En l’espèce, une société civile immobilière avait acquis des lots au sein d’un centre commercial et les avait donnés à bail commercial à une société pour l’exercice d’une activité d’optique. Or, l’article 27 des statuts de l’association syndicale libre gérant l’ensemble immobilier interdisait toute activité principale concurrente de celles déjà exercées. Trois sociétés, dont un opticien concurrent, ont agi pour faire cesser cette exploitation. Le juge des référés a ordonné aux deux sociétés de cesser l’activité litigieuse sous astreinte. Le juge de l’exécution a ensuite liquidé l’astreinte à hauteur de 125 000 euros. Entretemps, la chambre économique de la cour d’appel a partiellement confirmé l’ordonnance de référé, supprimant uniquement l’obligation de déposer l’enseigne et modifiant les modalités de l’astreinte. Les sociétés condamnées ont interjeté appel du jugement de liquidation en invoquant l’anéantissement de ce jugement pour perte de fondement juridique et en sollicitant un sursis à statuer dans l’attente d’une décision sur la validité de l’article 27 des statuts.
La question posée à la cour était double. D’une part, il s’agissait de déterminer si la réformation partielle d’une ordonnance de référé par la cour d’appel entraîne l’anéantissement de plein droit du jugement ayant liquidé l’astreinte qu’elle avait ordonnée. D’autre part, la cour devait statuer sur le point de savoir si le juge de l’exécution peut surseoir à statuer dans l’attente d’une décision au fond susceptible de remettre en cause le titre exécutoire.

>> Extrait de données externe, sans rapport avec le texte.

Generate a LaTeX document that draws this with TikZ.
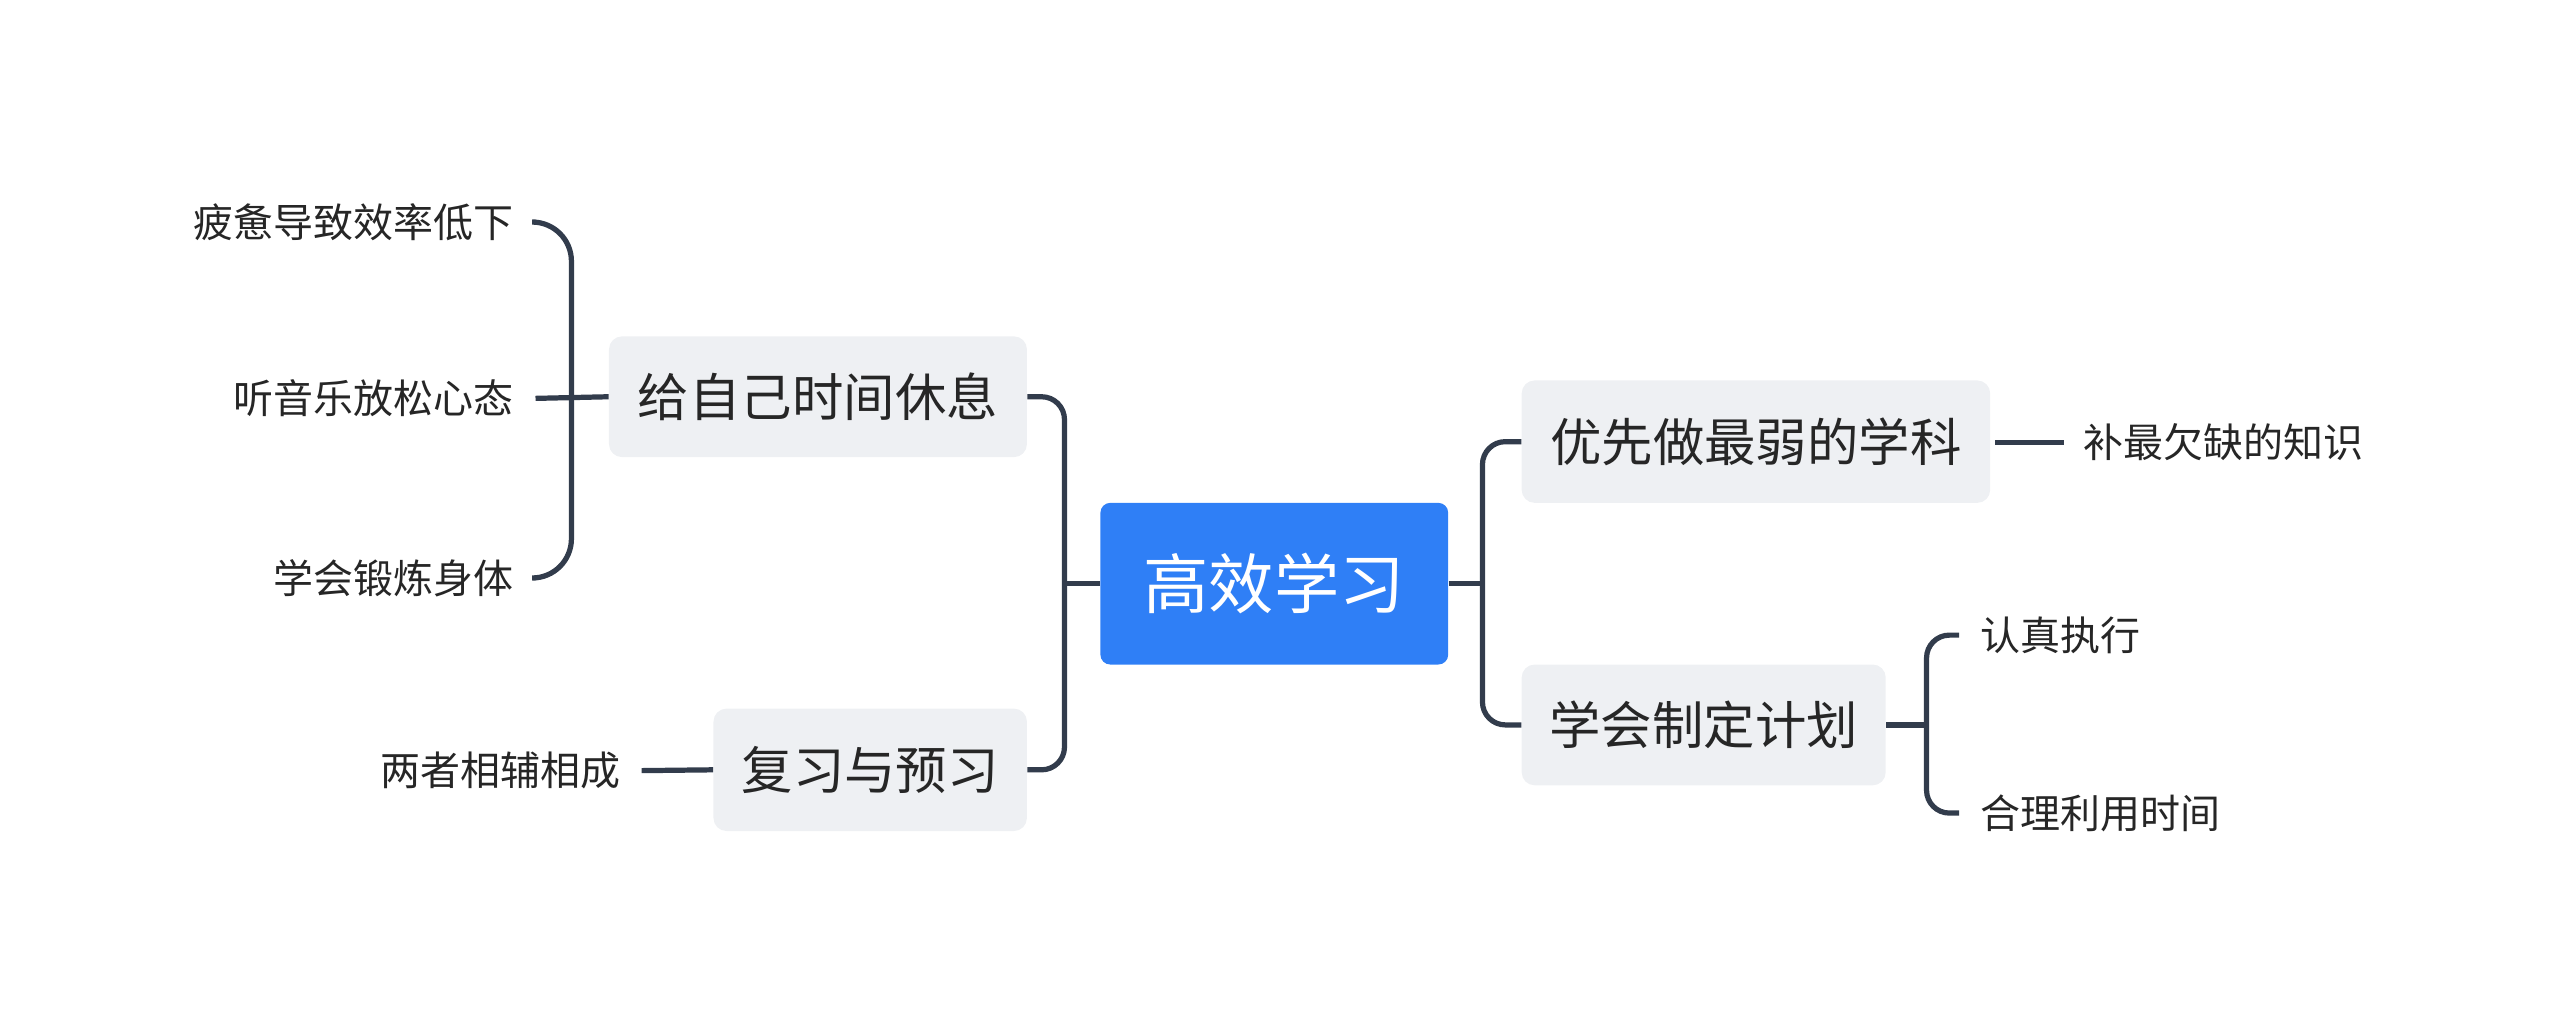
\documentclass[tikz,border=0pt]{standalone}
\usepackage{fontspec}
\setmainfont{Noto Sans CJK SC}
\begin{document}
\begin{tikzpicture}[x=1pt,y=-1pt,
  conn/.style={draw=lineC,line width=3.2pt,rounded corners=14pt},
  root/.style={fill=rootC,rounded corners=6pt,text=white,font=\fontsize{40}{42}\selectfont,inner sep=0pt},
  branch/.style={fill=boxC,rounded corners=8pt,text=black!85,font=\fontsize{31.5}{33}\selectfont,inner sep=0pt},
  leaf/.style={text=black!85,font=\fontsize{24.5}{26}\selectfont,inner sep=0pt}]
\definecolor{lineC}{HTML}{323C4C}
\definecolor{rootC}{HTML}{2F7FF6}
\definecolor{boxC}{HTML}{EEF0F3}
\useasboundingbox (0,0) rectangle (1568,633);
\node[root,minimum width=213pt,minimum height=99pt] (c) at (780.5,357.5) {高效学习};
\node[branch,minimum width=256pt,minimum height=74pt] (b1) at (501,243) {给自己时间休息};
\node[branch,minimum width=192pt,minimum height=75pt] (b2) at (533,471.5) {复习与预习};
\node[branch,minimum width=287pt,minimum height=75pt] (b3) at (1075.5,270.5) {优先做最弱的学科};
\node[branch,minimum width=223pt,minimum height=74pt] (b4) at (1043.5,444) {学会制定计划};
\node[leaf,anchor=east] (l1) at (315,136) {疲惫导致效率低下};
\node[leaf,anchor=east] (l2) at (315,244) {听音乐放松心态};
\node[leaf,anchor=east] (l3) at (315,354) {学会锻炼身体};
\node[leaf,anchor=east] (l4) at (380,472) {两者相辅相成};
\node[leaf,anchor=west] (r1) at (1276,271) {补最欠缺的知识};
\node[leaf,anchor=west] (r2) at (1213,389) {认真执行};
\node[leaf,anchor=west] (r3) at (1213,498) {合理利用时间};
% root connectors
\draw[conn] (c.west) -- (652,357.5);
\draw[conn] (b1.east) -- (652,243) -- (652,471.5) -- (b2.east);
\draw[conn] (c.east) -- (908,357.5);
\draw[conn] (b3.west) -- (908,270.5) -- (908,444) -- (b4.west);
% left bracket
\draw[conn] (b1.west) -- (328,244);
\draw[conn,rounded corners=24pt] (328,136) -- (350,136) -- (350,354) -- (328,354);
\draw[conn] (393,472) -- (b2.west);
% right
\draw[conn] (1222,271) -- (1264,271);
\draw[conn] (b4.east) -- (1180,444);
\draw[conn] (1200,389) -- (1180,389) -- (1180,498) -- (1200,498);
\end{tikzpicture}
\end{document}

La cour d’appel d’Amiens confirme le rejet de la demande de sursis à statuer et déboute les appelantes de leur demande d’infirmation du jugement pour anéantissement. Elle retient que l’arrêt du 16 janvier 2025 n’a pas infirmé l’ordonnance de référé dans son intégralité mais l’a confirmée partiellement, de sorte que le fondement juridique de la liquidation demeure. Elle procède néanmoins à une nouvelle liquidation tenant compte des modalités modifiées de l’astreinte.
L’intérêt de cet arrêt réside dans l’articulation qu’il opère entre les pouvoirs du juge de l’exécution et les effets d’une décision d’appel sur la liquidation d’une astreinte. Il sera envisagé, d’une part, les limites des pouvoirs du juge de l’exécution face à une contestation du titre exécutoire (I), et, d’autre part, les effets d’une réformation partielle sur la liquidation de l’astreinte (II).
I. Les limites des pouvoirs du juge de l’exécution face à la contestation du titre
Le juge de l’exécution ne peut modifier ni suspendre l’exécution du titre qui fonde les poursuites (A). La demande de sursis à statuer constitue une demande de suspension déguisée (B).
A. L’interdiction de modifier ou suspendre l’exécution du titre exécutoire
L’article R. 121-1 alinéa 2 du code des procédures civiles d’exécution dispose que le juge de l’exécution ne peut ni modifier le dispositif de la décision de justice qui sert de fondement aux poursuites, ni en suspendre l’exécution. La cour d’appel d’Amiens applique cette règle avec rigueur.
Les sociétés condamnées soutenaient que le prononcé d’astreintes et leur liquidation conduisaient à donner effet à des « ententes anticoncurrentielles prohibées » par l’article 27 des statuts de l’association syndicale libre. Elles invoquaient une instance pendante devant le tribunal judiciaire aux fins d’annulation de cet article. La cour rejette ce moyen en relevant qu’il n’appartient pas au juge de l’exécution d’apprécier la pertinence des moyens soulevés devant le juge du fond.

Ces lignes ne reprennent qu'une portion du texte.